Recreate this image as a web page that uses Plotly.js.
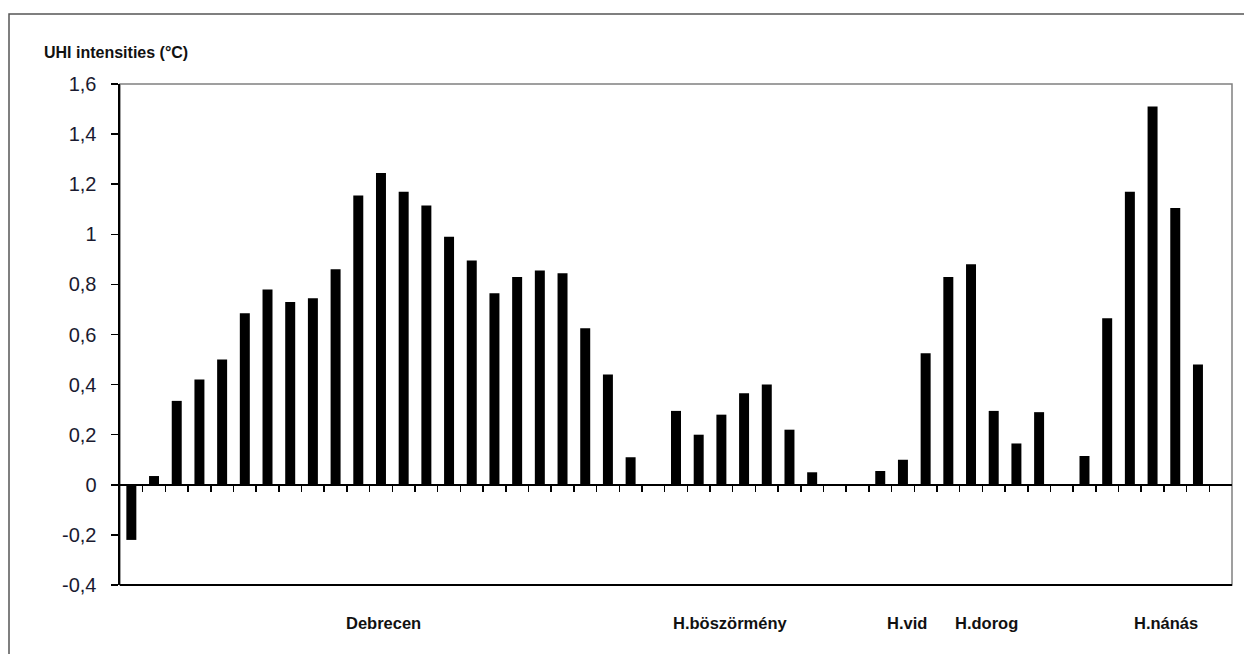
<!DOCTYPE html>
<html>
<head>
<meta charset="utf-8">
<script src="https://cdn.plot.ly/plotly-3.0.1.min.js"></script>
<style>html,body{margin:0;padding:0;background:#fff;}#chart{width:1244px;height:654px;}</style>
</head>
<body>
<div id="chart"></div>
<script>
// UHI intensity per measurement point (null = no bar)
const uhiValues = [
  -0.22, 0.035, 0.335, 0.42, 0.50, 0.685, 0.78, 0.73, 0.745, 0.86,
  1.155, 1.245, 1.17, 1.115, 0.99, 0.895, 0.765, 0.83, 0.855, 0.845,
  0.625, 0.44, 0.11, null, 0.295, 0.20, 0.28, 0.365, 0.40, 0.22,
  0.05, null, null, 0.055, 0.10, 0.525, 0.83, 0.88, 0.295, 0.165,
  0.29, null, 0.115, 0.665, 1.17, 1.51, 1.105, 0.48, null
];
// Town group labels and their position on the category scale
const groupNames = ["Debrecen", "H.böszörmény", "H.vid", "H.dorog", "H.nánás"];
const groupPos = [11.1, 26.4, 34.2, 37.7, 45.6];
// Y axis ticks
const yTickVals = [-0.4, -0.2, 0, 0.2, 0.4, 0.6, 0.8, 1, 1.2, 1.4, 1.6];
const yTickText = ["-0,4", "-0,2", "0", "0,2", "0,4", "0,6", "0,8", "1", "1,2", "1,4", "1,6"];
const yTitle = "UHI intensities (°C)";

const yMin = -0.4, yMax = 1.6;
const xIdx = uhiValues.map((v, i) => i);
const boundaries = xIdx.slice(1).map(i => i - 0.5);

const trace = {
  type: 'bar',
  x: xIdx,
  y: uhiValues,
  marker: {color: '#000000', line: {width: 0}},
  hoverinfo: 'y'
};

const annotations = groupNames.map((name, i) => ({
  text: name,
  x: groupPos[i],
  xref: 'x',
  y: (585 - 623) / 501,
  yref: 'paper',
  xanchor: 'center',
  yanchor: 'middle',
  showarrow: false,
  font: {family: 'Liberation Sans, Arial, sans-serif', size: 16.5, color: '#111', weight: 'bold'}
}));

const layout = {
  width: 1244,
  height: 654,
  margin: {l: 120, r: 12, t: 84, b: 69},
  paper_bgcolor: '#ffffff',
  plot_bgcolor: '#ffffff',
  showlegend: false,
  bargap: 0.56,
  title: {
    text: '<b>' + yTitle + '</b>',
    xref: 'container', x: 44 / 1244, xanchor: 'left',
    yref: 'container', y: 1 - 52 / 654, yanchor: 'middle',
    font: {family: 'Liberation Sans, Arial, sans-serif', size: 16, color: '#111'}
  },
  xaxis: {
    range: [-0.5, uhiValues.length - 0.5],
    anchor: 'free',
    position: (0 - yMin) / (yMax - yMin),
    showline: true, linecolor: '#000', linewidth: 2,
    tickmode: 'array', tickvals: boundaries, ticktext: boundaries.map(() => ''),
    ticks: 'outside', ticklen: 6, tickwidth: 1.5, tickcolor: '#000',
    showticklabels: false,
    showgrid: false, zeroline: false, fixedrange: true
  },
  yaxis: {
    range: [yMin, yMax],
    tickmode: 'array', tickvals: yTickVals, ticktext: yTickText,
    ticks: 'outside', ticklen: 7, tickwidth: 1.5, tickcolor: '#000',
    ticklabelstandoff: 10,
    showline: true, linecolor: '#000', linewidth: 2.5,
    showgrid: false, zeroline: false, fixedrange: true,
    tickfont: {family: 'Liberation Sans, Arial, sans-serif', size: 20, color: '#1a1a30'}
  },
  shapes: [
    {type: 'rect', xref: 'paper', yref: 'paper', x0: 0, x1: 1, y0: 0, y1: 1,
     line: {color: '#808080', width: 1.5}, layer: 'below'},
    {type: 'line', xref: 'paper', yref: 'paper', x0: 0, x1: 1, y0: 0, y1: 0,
     line: {color: '#000', width: 2}},
    {type: 'rect', xref: 'paper', yref: 'paper',
     x0: (9 - 120) / 1112, x1: 1.2, y0: -0.5, y1: (585 - 14) / 501,
     line: {color: '#555', width: 1.5}, layer: 'below'}
  ],
  annotations: annotations
};

Plotly.newPlot('chart', [trace], layout, {displayModeBar: false, staticPlot: true});
</script>
</body>
</html>
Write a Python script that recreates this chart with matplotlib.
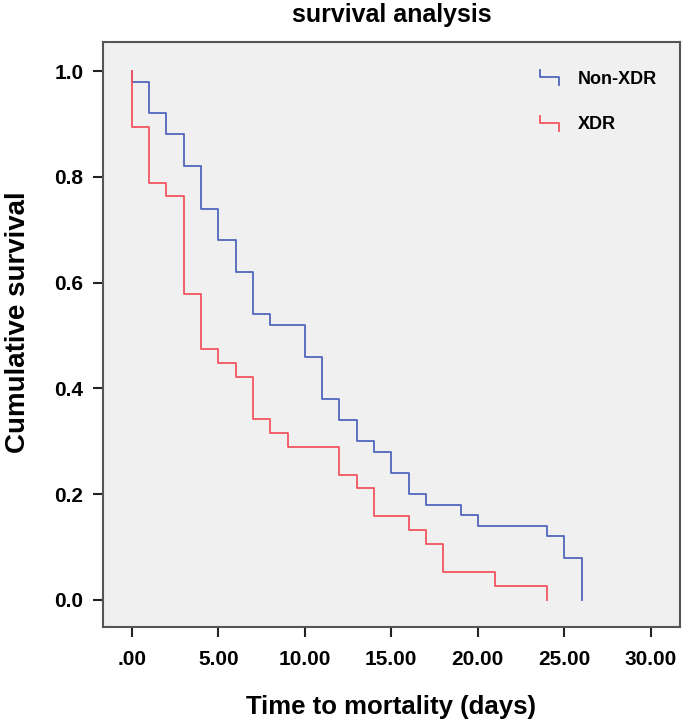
import matplotlib
matplotlib.use('Agg')
import matplotlib.pyplot as plt
from matplotlib.lines import Line2D
from matplotlib.legend_handler import HandlerBase

# --- datos (Kaplan-Meier) ---
# dia del evento y supervivencia acumulada despues del evento
nonxdr_days = [0, 1, 2, 3, 4, 5, 6, 7, 8, 10, 11, 12, 13, 14, 15, 16, 17, 19, 20, 24, 25, 26]
nonxdr_surv = [0.98, 0.92, 0.88, 0.82, 0.74, 0.68, 0.62, 0.54, 0.52, 0.46, 0.38, 0.34,
               0.30, 0.28, 0.24, 0.20, 0.18, 0.16, 0.14, 0.12, 0.08, 0.0]

xdr_days = [0, 1, 2, 3, 4, 5, 6, 7, 8, 9, 12, 13, 14, 16, 17, 18, 21, 24]
xdr_surv = [0.895, 0.789, 0.763, 0.579, 0.474, 0.447, 0.421, 0.342, 0.316, 0.289,
            0.237, 0.211, 0.158, 0.132, 0.105, 0.053, 0.026, 0.0]

group_names = ['Non-XDR', 'XDR']
group_colors = ['#5066bc', '#f2555f']

xticks = [0, 5, 10, 15, 20, 25, 30]
xtick_labels = ['.00', '5.00', '10.00', '15.00', '20.00', '25.00', '30.00']
yticks = [0.0, 0.2, 0.4, 0.6, 0.8, 1.0]
ytick_labels = ['0.0', '0.2', '0.4', '0.6', '0.8', '1.0']

plt.rcParams['font.family'] = ['Liberation Sans', 'DejaVu Sans']
plt.rcParams['font.weight'] = 'bold'


class StepHandler(HandlerBase):
    # icono de leyenda con forma de escalon, como en SPSS
    def create_artists(self, legend, orig_handle, xdescent, ydescent,
                       width, height, fontsize, trans):
        x0, x1 = -xdescent, -xdescent + width
        ytop = -ydescent + height * 1.05
        ymid = -ydescent + height * 0.55
        ybot = -ydescent - height * 0.15
        ln = Line2D([x0, x0, x1, x1], [ytop, ymid, ymid, ybot],
                    color=orig_handle.get_color(), lw=1.3, transform=trans)
        return [ln]


fig = plt.figure(figsize=(6.85, 7.23), dpi=100)
ax = fig.add_axes([0.150, 0.133, 0.843, 0.809])
ax.set_facecolor('#f0f0f0')

handles = []
for days, surv, name, col in [(nonxdr_days, nonxdr_surv, group_names[0], group_colors[0]),
                              (xdr_days, xdr_surv, group_names[1], group_colors[1])]:
    t = [0] + days
    s = [1.0] + surv
    line, = ax.step(t, s, where='post', color=col, lw=1.3, label=name)
    handles.append(line)

ax.set_xlim(-1.68, 31.7)
ax.set_ylim(-0.051, 1.055)
ax.set_xticks(xticks)
ax.set_xticklabels(xtick_labels)
ax.set_yticks(yticks)
ax.set_yticklabels(ytick_labels)
ax.tick_params(axis='x', length=7, width=1.5, pad=10, labelsize=15, colors='#222222')
ax.tick_params(axis='y', length=7, width=1.5, pad=7, labelsize=15, colors='#222222')
for lbl in ax.get_xticklabels() + ax.get_yticklabels():
    lbl.set_color('black')
    lbl.set_fontweight('bold')

for sp in ax.spines.values():
    sp.set_color('#555555')
    sp.set_linewidth(1.5)

ax.set_xlabel('Time to mortality (days)', fontsize=18.5, fontweight='bold', labelpad=18.5)
ax.set_ylabel('Cumulative survival', fontsize=20, fontweight='bold')
ax.yaxis.set_label_coords(-0.124, 0.521)
ax.set_title('survival analysis', fontsize=18, fontweight='bold', pad=14)

ax.legend(handles=handles, handler_map={Line2D: StepHandler()},
          loc='upper left', bbox_to_anchor=(0.757, 0.951), frameon=False,
          prop={'weight': 'bold', 'size': 13},
          handlelength=1.05, handletextpad=1.05, labelspacing=1.6,
          borderpad=0, borderaxespad=0)

plt.savefig('out.png', dpi=100)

-.-.-

**WHAT YOU SHOULD DO**
Beginning with the line above that contains "Write a Python" and finishing with the line that contains "from matplotlib.legend_handler import", print those lines exactly and only. Skip all pictures.

**EXERCISE RESULT**
Write a Python script that recreates this chart with matplotlib.
import matplotlib
matplotlib.use('Agg')
import matplotlib.pyplot as plt
from matplotlib.lines import Line2D
from matplotlib.legend_handler import HandlerBase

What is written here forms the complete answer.